Recent times have seen banks hedging their bets or even fully integrating cryptocurrencies. The acquisition and filing of patents is how large organizations truly express their interest in a given field, and Bank of America continues to lead the way, now having secured its latest patent in the blockchain and crypto space, one for “tamper-responsive” remote storage of private keys.
Digital Safe Deposit Box?
According to the patent filing, which was finalized and entered into the record this week but initially filed two years ago, the problem with existing storage methods for private crypto keys is “such devices do not provide for real-time response to such breaches, such that misappropriation of private cryptography keys is prevented.” The patent notes that the vast majority of private keys are stored in regular consumer-grade devices and “susceptible to being misappropriated by an entity that desires to usurp a user’s identity.”
In essence, Bank of America wants to serve as a bank for private keys — a digital safe deposit box, of sorts, with the requisite insurance and backing of a major banking corporation. Such a product is certain to find a gracious market in quick order, and that they have a patent on the idea means they might for an extended period be the only game in town — if they commercialize it.
Novel Tampering Detection
The last bit is the novelty of the device or system, whatever form it takes. Bank of America wants to offer clients the ability to know in real-time when their private keys are being tampered with and to have some method to deal with such events. This invention can serve all types of clients, but one imagines exchanges and other larger clientele who are most frequently the target of hack attempts being the biggest beneficiaries.
The patent describes a system of redundant keys in which the system automatically responds to tamper attempts by deleting the key from the potentially compromised device.
“In specific embodiments of the system, the storage device further includes one or more sensors in communication with the first processor.

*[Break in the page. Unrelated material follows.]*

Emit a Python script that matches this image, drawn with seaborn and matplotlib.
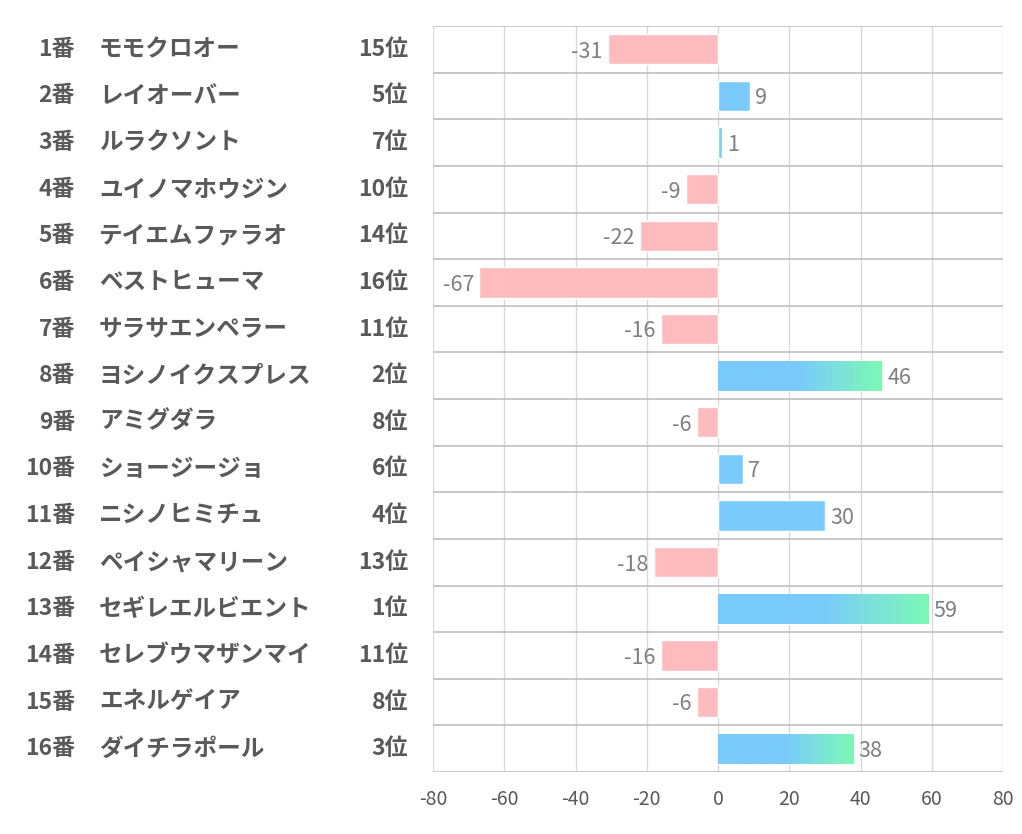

In such embodiments of the system, the first processor is further configured to, in response to receiving the tamper-related signals from the one or more sensors, delete the one or more private cryptography keys from the first memory.”
It can also perform this function if physical tampering is detected, say a device is stolen:
“In other specific related embodiments of the system, the one or more sensors further comprise at least one of a shock sensor, an acceleration sensor and a temperature sensor, In such embodiments of the system, the first processor is further configured to, in response to receiving the tamper-related signals from at least one of the shock sensor, the acceleration sensor and the temperature sensor, delete the one or more private cryptography keys from the first memory.”
A third such instance where it might ghost a protected key off the client device is when a virus or malevolent code is detected:
“In other specific embodiments of the system, the first processor is further configured to receive the tamper-related signal, from the computing node. In such embodiments of the system, the tamper-related signal indicates that a user has exceeded a predetermined number of attempts of inputting user authentication credentials to the authentication routine.”
According to the patent, users will be required to configure what tamper signals are and how they are processed.
Time will tell what, if any, form this patent will take as a product. Secure storage of private keys remains an important topic in cryptocurrency, especially as the community grows and the number of bad actors increases.